Excellent leaders are made, not born. With a positive attitude, desire and willpower, anyone can become a successful leader. Leadership activities are designed to improve basic skills for leaders as well as introduce new ideas. Understanding your downfalls and being able to discuss them with a group of people during various exercises will improve your skills and make you a stronger leader.
Round Table Activities
Organize three groups of five people each. Place instructions and three sets of materials for tasks at five tables around the room. Examples of tasks could be assembling a jigsaw puzzle, making a playing card tower or a treasure hunt. There should be a time limit for each activity and points awarded for first, second or third place based on who finished fastest. Each group will start at the first table, completing the task presented before moving onto the next table. Instruct each team to choose a different leader for each table. The leader is not allowed to participate in the activity other than talking or giving verbal instructions. Once the tasks are complete, regroup and tally up the points. Discuss what could have been done differently to reduce time used during each task and how difficult it was to lead certain tasks.
Tom Siebold, a writer and consultant, developed this exercise to help visualize the difference in leadership styles. This role playing exercise involves four people, one of whom is the employee who has not been meeting the expectations at the company. The other three people will play the part of a leader, each with a different approach toward the employee. The leaders can portray someone who is bossy, pushy or lenient.
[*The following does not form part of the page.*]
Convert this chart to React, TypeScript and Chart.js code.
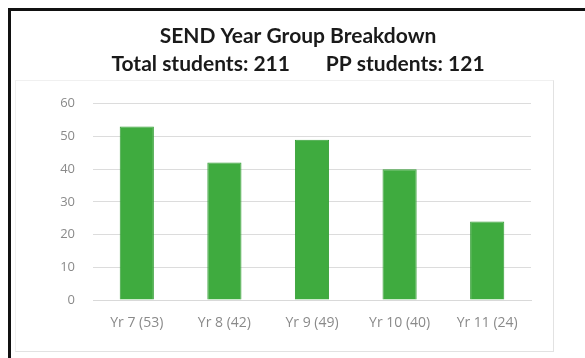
import React, { useEffect, useRef } from "react";
import { Chart, registerables } from "chart.js";

Chart.register(...registerables);

const categories = ["Yr 7 (53)", "Yr 8 (42)", "Yr 9 (49)", "Yr 10 (40)", "Yr 11 (24)"];
const students = [53, 42, 49, 40, 24];
const yMin = 0;
const yMax = 60;
const yStep = 10;
const titleLines = [
  "SEND Year Group Breakdown",
  "Total students: 211\u00a0\u00a0\u00a0\u00a0\u00a0\u00a0\u00a0PP students: 121",
];

const TITLE_FONT = 'Lato, "Open Sans", "DejaVu Sans", sans-serif';
const TICK_FONT = '"Open Sans", Lato, "DejaVu Sans", sans-serif';
const CANVAS_W = 574;
const CANVAS_H = 347;

export default function App() {
  const ref = useRef<HTMLCanvasElement | null>(null);

  useEffect(() => {
    if (!ref.current) return;
    const chart = new Chart(ref.current, {
      type: "bar",
      data: {
        labels: categories,
        datasets: [
          {
            data: students,
            backgroundColor: "#3fab3f",
            borderColor: "#359e36",
            borderWidth: 1,
            barPercentage: 0.39,
            categoryPercentage: 1,
            yAxisID: "y",
          },
        ],
      },
      options: {
        animation: false,
        responsive: false,
        devicePixelRatio: 1,
        layout: { padding: { top: 0, left: 0, right: 0, bottom: 0 } },
        plugins: {
          legend: { display: false },
          tooltip: { enabled: false },
          title: {
            display: true,
            text: titleLines,
            color: "#1a1a1a",
            font: { family: TITLE_FONT, size: 21, weight: "bold", lineHeight: 1.35 },
            padding: { top: 11, bottom: 25 },
          },
        },
        scales: {
          x: {
            grid: { display: false, drawTicks: false },
            border: { display: true, color: "#d9d9d9", width: 1 },
            ticks: {
              color: "#8a8a8a",
              font: { family: TICK_FONT, size: 14 },
              padding: 15,
              maxRotation: 0,
              autoSkip: false,
            },
            afterFit: (scale: any) => {
              scale.height = 58;
            },
          },
          y: {
            min: yMin,
            max: yMax,
            position: "left",
            grid: { color: "#dcdcdc", drawTicks: false, lineWidth: 1 },
            border: { display: false },
            ticks: {
              stepSize: yStep,
              color: "#8a8a8a",
              font: { family: TICK_FONT, size: 13 },
              padding: 18,
            },
            afterFit: (scale: any) => {
              scale.width = 82;
            },
          },
          yRight: {
            type: "linear",
            position: "right",
            display: true,
            grid: { display: false, drawTicks: false },
            border: { display: false },
            ticks: { display: false },
            afterFit: (scale: any) => {
              scale.width = 54;
            },
          },
        },
      },
    });
    return () => chart.destroy();
  }, []);

  return (
    <div
      style={{
        position: "fixed",
        left: 8,
        top: 8,
        right: 0,
        bottom: 0,
        borderTop: "3px solid #111",
        borderLeft: "3px solid #111",
        background: "#fff",
        overflow: "hidden",
      }}
    >
      <div
        style={{
          position: "absolute",
          left: 4,
          top: 69,
          width: 537,
          height: 270,
          borderTop: "1px solid #f0f0f0",
          borderLeft: "1px solid #f0f0f0",
          borderRight: "1px solid #e2e2e2",
          borderBottom: "1px solid #e2e2e2",
        }}
      />
      <canvas
        ref={ref}
        width={CANVAS_W}
        height={CANVAS_H}
        style={{ position: "absolute", left: 0, top: 0, width: CANVAS_W, height: CANVAS_H }}
      />
    </div>
  );
}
The group is given a scenario about the employee such as the reasons why he has been late, how he has been acting when he is at work and how his work has been affected. Each leader will have a turn to confront and discuss the situation with the employee based on his assigned approach. Once all three leaders have had a chance to show their skills, the group will come together to discuss thoughts and opinions as well as provide input on different ways they would have handled the situations if they were the leader.
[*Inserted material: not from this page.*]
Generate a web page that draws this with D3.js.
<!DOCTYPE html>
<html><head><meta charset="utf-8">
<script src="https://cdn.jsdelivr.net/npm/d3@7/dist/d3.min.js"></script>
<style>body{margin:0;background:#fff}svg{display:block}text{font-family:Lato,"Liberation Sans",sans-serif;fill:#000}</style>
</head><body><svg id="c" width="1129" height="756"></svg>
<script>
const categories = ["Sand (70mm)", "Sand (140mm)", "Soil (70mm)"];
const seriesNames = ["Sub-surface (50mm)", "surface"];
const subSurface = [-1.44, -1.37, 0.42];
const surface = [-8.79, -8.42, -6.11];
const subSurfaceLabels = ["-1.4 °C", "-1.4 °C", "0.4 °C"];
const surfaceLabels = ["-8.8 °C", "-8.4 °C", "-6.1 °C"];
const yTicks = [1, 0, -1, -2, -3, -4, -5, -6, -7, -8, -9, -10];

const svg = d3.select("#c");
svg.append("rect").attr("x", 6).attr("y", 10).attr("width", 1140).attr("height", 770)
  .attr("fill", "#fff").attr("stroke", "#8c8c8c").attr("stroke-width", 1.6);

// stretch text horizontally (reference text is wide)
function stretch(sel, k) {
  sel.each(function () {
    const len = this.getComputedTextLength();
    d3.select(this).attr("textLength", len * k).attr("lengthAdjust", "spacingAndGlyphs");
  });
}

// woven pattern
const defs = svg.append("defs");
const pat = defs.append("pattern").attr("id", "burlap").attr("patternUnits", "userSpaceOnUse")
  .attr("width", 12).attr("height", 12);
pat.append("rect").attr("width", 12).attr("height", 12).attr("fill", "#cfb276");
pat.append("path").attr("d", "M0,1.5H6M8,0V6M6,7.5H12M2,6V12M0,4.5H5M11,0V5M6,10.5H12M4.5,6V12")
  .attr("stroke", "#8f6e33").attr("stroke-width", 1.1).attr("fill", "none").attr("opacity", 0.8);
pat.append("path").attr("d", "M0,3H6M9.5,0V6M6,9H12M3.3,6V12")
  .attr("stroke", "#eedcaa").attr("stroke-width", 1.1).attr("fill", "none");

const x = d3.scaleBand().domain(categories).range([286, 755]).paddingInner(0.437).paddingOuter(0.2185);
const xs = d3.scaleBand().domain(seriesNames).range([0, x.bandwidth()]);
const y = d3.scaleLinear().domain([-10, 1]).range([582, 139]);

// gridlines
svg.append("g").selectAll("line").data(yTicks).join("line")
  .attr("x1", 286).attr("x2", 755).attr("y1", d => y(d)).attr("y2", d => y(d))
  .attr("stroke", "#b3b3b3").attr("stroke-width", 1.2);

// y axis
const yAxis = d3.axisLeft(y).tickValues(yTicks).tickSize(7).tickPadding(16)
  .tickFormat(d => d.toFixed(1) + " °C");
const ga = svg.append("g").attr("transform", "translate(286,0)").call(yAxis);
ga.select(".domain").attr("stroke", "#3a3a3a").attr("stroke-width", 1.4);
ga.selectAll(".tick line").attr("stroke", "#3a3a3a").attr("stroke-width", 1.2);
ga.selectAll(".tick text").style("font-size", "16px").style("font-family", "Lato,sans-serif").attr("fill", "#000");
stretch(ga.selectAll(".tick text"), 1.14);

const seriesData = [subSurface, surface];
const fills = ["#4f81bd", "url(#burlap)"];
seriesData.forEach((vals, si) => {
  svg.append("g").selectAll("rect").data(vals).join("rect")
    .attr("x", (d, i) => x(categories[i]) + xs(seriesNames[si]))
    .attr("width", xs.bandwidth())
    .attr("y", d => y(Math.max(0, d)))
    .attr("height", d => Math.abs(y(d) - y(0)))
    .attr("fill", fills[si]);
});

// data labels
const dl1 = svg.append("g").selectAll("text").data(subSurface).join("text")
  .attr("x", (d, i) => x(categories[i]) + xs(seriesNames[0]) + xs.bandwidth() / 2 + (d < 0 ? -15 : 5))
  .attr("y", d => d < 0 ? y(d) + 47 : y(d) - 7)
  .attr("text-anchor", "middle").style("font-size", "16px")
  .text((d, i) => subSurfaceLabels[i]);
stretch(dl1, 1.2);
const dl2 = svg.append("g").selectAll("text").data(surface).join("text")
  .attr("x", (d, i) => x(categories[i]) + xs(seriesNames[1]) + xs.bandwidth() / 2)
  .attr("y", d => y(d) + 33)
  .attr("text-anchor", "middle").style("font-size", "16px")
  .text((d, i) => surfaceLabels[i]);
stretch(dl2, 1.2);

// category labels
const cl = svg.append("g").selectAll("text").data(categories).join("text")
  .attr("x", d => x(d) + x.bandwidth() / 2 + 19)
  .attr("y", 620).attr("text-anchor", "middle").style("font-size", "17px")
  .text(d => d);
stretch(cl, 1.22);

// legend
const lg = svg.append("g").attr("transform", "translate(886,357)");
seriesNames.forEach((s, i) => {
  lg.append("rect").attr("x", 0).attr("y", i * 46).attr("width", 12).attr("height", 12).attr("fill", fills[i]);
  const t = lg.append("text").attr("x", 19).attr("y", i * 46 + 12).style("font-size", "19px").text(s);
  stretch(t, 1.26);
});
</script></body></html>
Instruct a group of people to compete for two leadership roles by submitting an essay on a random topic. Have the boss or teacher choose the two best essays, resulting in the winners being made team leaders. The leaders will each choose members for their team. Instruct the groups to set up a stand on a busy street selling a product such as lemonade or iced tea. Set a time limit and monitor the progress of each team as they sell the product in the real world. When the activity has ended, gather together and count the earnings from both teams. Discuss how each team worked and how the leader performed overall.